Parecería éste, por tanto, el momento idóneo para que la autoridad electoral, las instituciones del Estado y el gobierno mexicano, que a fin de cuentas es el responsable de brindar la seguridad a la población y garantizar un clima propicio en periodos de elecciones, hagan un enérgico llamado a la civilidad y tomen las medidas pertinentes para que ni la pasión ni la violencia terminen por desbordarnos.

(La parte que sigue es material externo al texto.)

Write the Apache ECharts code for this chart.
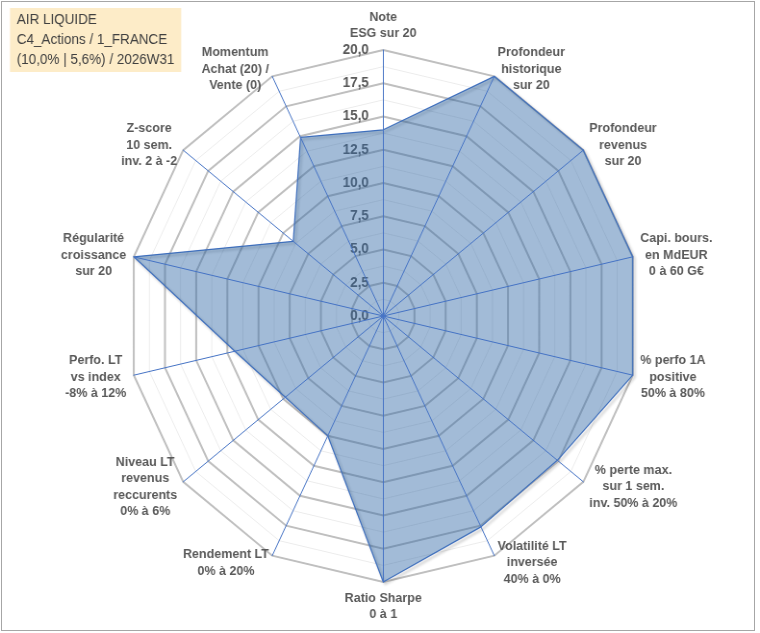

Hasta donde se tiene noticia, sólo uno de los candidatos a la Presidencia ha accedido a moverse con los cuerpos de seguridad personal que brinda el Estado. Me parece que, en principio, quienes no aceptan el apoyo están en su derecho. Sin embargo, en un escenario tan convulso como el de nuestro país, cabe preguntarse si la seguridad nacional no está por encima de los simples deseos o las comodidades de un aspirante.

Los múltiples homicidios de políticos vinculados a este proceso electoral significan un pésimo precedente para lo que está por venir en la contienda. Apenas el viernes pasado fue victimado otro candidato: Addiel Zermann Miguel, aspirante de Morena a la alcaldía de Tenango del Aire, en el estado de México.

Todos los crímenes referidos no pueden ser vistos como casos aislados. Forman parte de un todo que debe ser atendido de inmediato. Son alertas, son señales de que algo anda mal, que huele feo, que apesta.

Este proceso electoral, muy probablemente ya el más sangriento de la historia, no queremos vivirlo en tierra caliente ni debe tener más candidatos caídos. No queremos otro Abel Montufar ni otro Addiel Zermann… y mucho menos colocarnos ante una reedición de los tiempos aciagos de un Luis Donaldo Colosio.